In an Instagram posting that has now been deleted, Rebecka Fallenkvist called Frank "immoral", among other things, according to Swedish media.

Frank, who wrote her diary while in hiding in Amsterdam before she was captured, died at age 15 in Nazi Germany's Bergen-Belsen death camp in February 1945.

The posting by Fallenkvist, a 26-year-old head of television programming for the Sweden Democrats, prompted strong reactions from Jewish groups and the Israeli ambassador to Sweden, Ziv Nevo Kulman.

"I strongly condemn this despicable insult, disrespectful of the memory of Anne Frank," he said in a tweet.

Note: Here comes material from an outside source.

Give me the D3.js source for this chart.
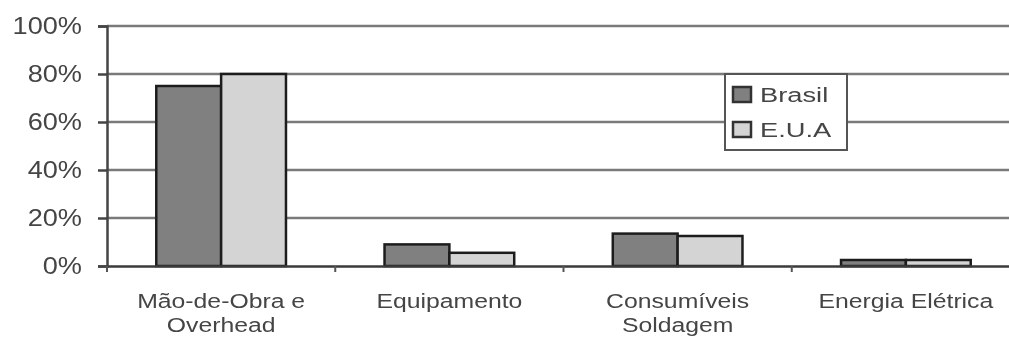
<!DOCTYPE html>
<html>
<head>
<meta charset="utf-8">
<script src="https://cdn.jsdelivr.net/npm/d3@7"></script>
<style>
  body { margin: 0; background: #fff; }
  text { font-family: "Liberation Sans", Arial, sans-serif; fill: #454545; }
</style>
</head>
<body>
<div id="chart"></div>
<script>
// data
var categories = [["Mão-de-Obra e", "Overhead"], ["Equipamento"], ["Consumíveis", "Soldagem"], ["Energia Elétrica"]];
var seriesNames = ["Brasil", "E.U.A"];
var brasil = [75, 9, 13.5, 2.5];
var eua = [80, 5.5, 12.5, 2.5];
var yTicks = [0, 20, 40, 60, 80, 100];

var svgWidth = 1009, svgHeight = 338;
var margin = { top: 26, right: -11, bottom: 72, left: 107 };
var width = svgWidth - margin.left - margin.right;
var height = svgHeight - margin.top - margin.bottom;

var colors = { "Brasil": "#808080", "E.U.A": "#d4d4d4" };
var stretch = 1.18; // text in the picture is wider than normal

var svg = d3.select("#chart").append("svg")
  .attr("width", svgWidth)
  .attr("height", svgHeight);

svg.append("defs").append("filter")
  .attr("id", "soft")
  .append("feGaussianBlur")
  .attr("stdDeviation", 0.6);

var root = svg.append("g").attr("filter", "url(#soft)");
root.append("rect").attr("width", svgWidth).attr("height", svgHeight).attr("fill", "#fff");

var chartGroup = root.append("g")
  .attr("transform", `translate(${margin.left}, ${margin.top})`);

var x0 = d3.scaleBand()
  .domain(d3.range(categories.length))
  .range([0, width]);

var x1 = d3.scaleBand()
  .domain(seriesNames)
  .range([0, x0.bandwidth()])
  .paddingOuter(0.76);

var y = d3.scaleLinear().domain([0, 100]).range([height, 0]);

// gridlines
chartGroup.append("g")
  .selectAll("line")
  .data(yTicks.filter(d => d > 0))
  .enter()
  .append("line")
  .attr("x1", 0)
  .attr("x2", width)
  .attr("y1", d => y(d))
  .attr("y2", d => y(d))
  .attr("stroke", "#7a7a7a")
  .attr("stroke-width", 2.5);

// y axis
var leftAxis = d3.axisLeft(y).tickValues(yTicks).tickFormat("").tickSize(9);
var yAxis = chartGroup.append("g").call(leftAxis);
yAxis.select(".domain").attr("stroke", "#444").attr("stroke-width", 2.5);
yAxis.selectAll(".tick line").attr("stroke", "#444").attr("stroke-width", 2.5);

chartGroup.append("g")
  .selectAll("text")
  .data(yTicks)
  .enter()
  .append("text")
  .attr("text-anchor", "end")
  .attr("transform", d => `translate(-25, ${y(d) + 8}) scale(${stretch}, 1)`)
  .style("font-size", "23px")
  .text(d => d + "%");

// bars
var rows = categories.map((c, i) => ({ i: i, vals: [brasil[i], eua[i]] }));
var groups = chartGroup.selectAll(".grp")
  .data(rows)
  .enter()
  .append("g")
  .attr("transform", d => `translate(${x0(d.i)}, 0)`);

groups.selectAll("rect")
  .data(d => d.vals.map((v, j) => ({ name: seriesNames[j], value: v })))
  .enter()
  .append("rect")
  .attr("x", d => x1(d.name))
  .attr("y", d => y(d.value))
  .attr("width", x1.bandwidth())
  .attr("height", d => height - y(d.value))
  .attr("fill", d => colors[d.name])
  .attr("stroke", "#1e1e1e")
  .attr("stroke-width", 2.5);

// x axis
var bottomAxis = d3.axisBottom(x0).tickSize(0).tickFormat("");
var xAxis = chartGroup.append("g")
  .attr("transform", `translate(0, ${height})`)
  .call(bottomAxis);
xAxis.select(".domain").attr("stroke", "#3a3a3a").attr("stroke-width", 2.5);

// category boundary ticks
chartGroup.append("g")
  .selectAll("line")
  .data(d3.range(categories.length + 1))
  .enter()
  .append("line")
  .attr("x1", d => d * x0.step())
  .attr("x2", d => d * x0.step())
  .attr("y1", height)
  .attr("y2", height + 6)
  .attr("stroke", "#555")
  .attr("stroke-width", 2);

// category labels
var labels = chartGroup.append("g").selectAll("text")
  .data(categories)
  .enter()
  .append("text")
  .attr("text-anchor", "middle")
  .attr("transform", (d, i) => `translate(${x0(i) + x0.bandwidth() / 2}, ${height + 42}) scale(${stretch}, 1)`)
  .style("font-size", "21px");

labels.selectAll("tspan")
  .data(d => d)
  .enter()
  .append("tspan")
  .attr("x", 0)
  .attr("dy", (d, i) => i === 0 ? 0 : 24)
  .text(d => d);

// legend
var legend = root.append("g").attr("transform", "translate(725, 74)");
legend.append("rect")
  .attr("width", 122)
  .attr("height", 76)
  .attr("fill", "#fff")
  .attr("stroke", "#555")
  .attr("stroke-width", 2);

var items = legend.selectAll(".item")
  .data(seriesNames)
  .enter()
  .append("g")
  .attr("transform", (d, i) => `translate(8, ${13 + i * 35})`);

items.append("rect")
  .attr("width", 18)
  .attr("height", 15)
  .attr("fill", d => colors[d])
  .attr("stroke", "#333")
  .attr("stroke-width", 2.5);

items.append("text")
  .attr("transform", "translate(27, 15) scale(1.3, 1)")
  .style("font-size", "21px")
  .attr("fill", "#666")
  .text(d => d);
</script>
</body>
</html>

His posting included what appeared to be a screenshot of Fallenkvist's Instagram post.

The Sweden Democrats' media director, Oskar Cavalli-Bjorkman, told the Swedish news agency TT late Saturday that the party would take Fallenkvist's "insensitive and inappropriate" comments seriously and launch an internal investigation on the matter.

While it remained unclear what kind of point Fallenkvist wanted to make with her comments on Frank's diary, she later sent a text message to the Swedish newspaper Dagens Nyheter saying she had been misinterpreted.

Sweden Democrats was founded in the 1980s by people who had been active in right-wing extremist groups, including neo-Nazis. 

The party emerged as Sweden's second-largest party in the 11 September election under the leadership of Jimmie Akesson.

On Friday, three Swedish centre-right parties agreed to form a coalition government with the support of the Sweden Democrats that has moved toward mainstream politics but retains a hard line on immigration.